Oh, and have you heard much about the upcoming season of naruto? Should be really good...cant wait to see the older versions of the characters.  

Thanks,

Andrew


----------



## Sheldon Johnson (Mar 4, 2006)

FMA is 52 eps start ot finish and there is a film to explain the ending, which IMO was a real let down (the ending not the film, i havnt had time towatch it yet)

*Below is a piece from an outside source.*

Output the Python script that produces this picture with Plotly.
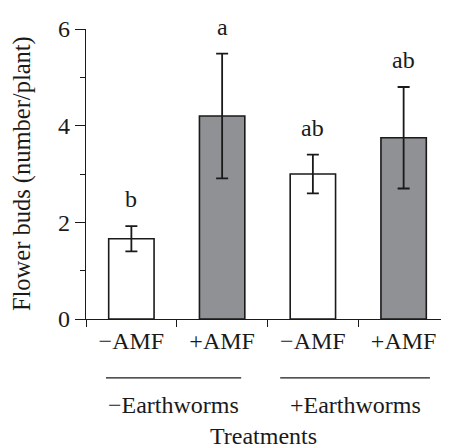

As for naruto, the new series does sounds cool, problem being naruto will always suck as a main character :/


----------



## infinity (Mar 4, 2006)

can we have a poll on here about who likes hentai too?


----------



## Sheldon Johnson (Mar 4, 2006)

10 weeks ago, i would have laughed at you, then my clan members kept posting "furries" in IRC. How... pleasant :shock:

FYI, my clan are currently in the final of a tournament as i type, we're just waiting for it to start! Go me!

BTW - we won!


----------



## randyardvark (Mar 11, 2006)

im a tri gun an outlaw star fan, awsome artwork with a good story line with a dplash of humor thrown in, oh and cow boy behop


----------



## ibanez_freak (Jul 5, 2006)

Ok, I've joined the crew and am watching plenty of anime stuff now. Naruto and FMA all the way!!!!

Cameron.

p.s. forgot to mention akira.


----------



## bruty2fruity (Jul 6, 2006)

old school anime is good. like 80's and 90's fist of the north star rocks!


----------



## joseofsa (Jul 6, 2006)

I LOVE Evangelion, like DBZ, Full Metal Alchemist, Bastard, Naruto, Samuri Champloo, Scryed, Ghost in the shell(movie), Ghost in the Shell(series), Devil Hunter Yoko, and Agent Aika.


----------